Did I forget to send the kids to school after the new term commenced? Why were they, whenever I peeked into the living room, still there?

Nope, it wasn't that: they were having an extra week's holiday because their pre-school's new building was not ready yet (long story).

Did I forget a writing deadline? Frenzied checking of calendar ensued.

Nope, not that either: I'd already planned my articles and academic papers all the way to November.

At the same time, I started having the constant urge to date the Supportive Spouse (SS). I propositioned him to take me out to a jazz club.
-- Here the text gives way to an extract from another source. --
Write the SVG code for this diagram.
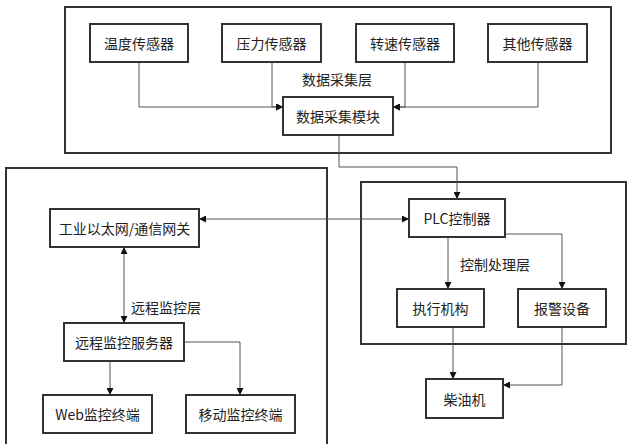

I had visions of the two of us knocking back whisky and ridiculous cocktails with umbrellas at the bar, as a slinky songstress crooned Ella Fitzgerald classics.

Alas, each time we tried to put on our dancing shoes and sneak out of the house, something or other would crop up. Work snowballed for the SS. The kids refused to go to bed early.

Once, we were determined to take the kids out to dinner, tyre them out at an indoor playground, and then make our getaway after they fell asleep early.

We ended up stuck and hungry in a traffic jam in a shopping mall carpark until 9pm. The playground was closed for maintenance. Our evening's plans were scorched.

For want of an outlet, I started playing American jazz singer Madeleine Peyroux's cover of Dance Me To The End Of Love on repeat at home.

The verse I especially love goes like this: "Dance me to the children who are asking to be born/Dance me through the curtains that our kisses have outworn/Raise a tent of shelter now, though every thread is torn/Dance me to the end of love..."

Had I heard the lines earlier, in my discontented 20s, I would have realised that they articulated perfectly why I was unhappy then.

"Make me a mother," they plead subtly. How romantic to sing these lyrics to the man who would become your husband. "I would make life with you; and then I would grow old and die with you," is the irresistible subtext.

Originally by Leonard Cohen, the song was triggered by his reading about how, during the Holocaust, prisoner-musicians were forced to play as their fellow inmates were gassed to death.

Like Romanian poet Paul Celan's celebrated German verses, Death Fugue, Cohen's song is a hypnotic reminder of how passion and horror, life and death can intertwine. And how, amid the depths of the most incomprehensible violence and cruelty, lies a certain beauty and even perverse eros.

Last Friday, after six days of wondering what I had forgotten, I logged onto Facebook. My friend had posted photos of her wedding 10 years ago, along with new snaps of her and her husband celebrating their anniversary.

Suddenly, it clicked. The Supportive Spouse and I got hitched on Sept 10, a date that came and went last Monday.

Neither of us had remembered to mark the day.

I told him, and we laughed.

Yesterday, we finally made it out of the house without the kids - for an hour - on a date of sorts. I was going to the quickie haircut outlet to shave my head (hair-dye allergy disaster, even longer story) and my husband came with me to hold my hand through it. After all, we've pledged for better or for worse, in sickness and in health, with or without hair, right?

The clippers buzzed on my scalp as my short locks fell away, a kind of music in itself.

Sheared, I looked up. He smiled and rubbed my tufted skull admiringly.

As Cohen put it: "Oh let me see your beauty when the witnesses are gone..."

We went home, still improvising a life together.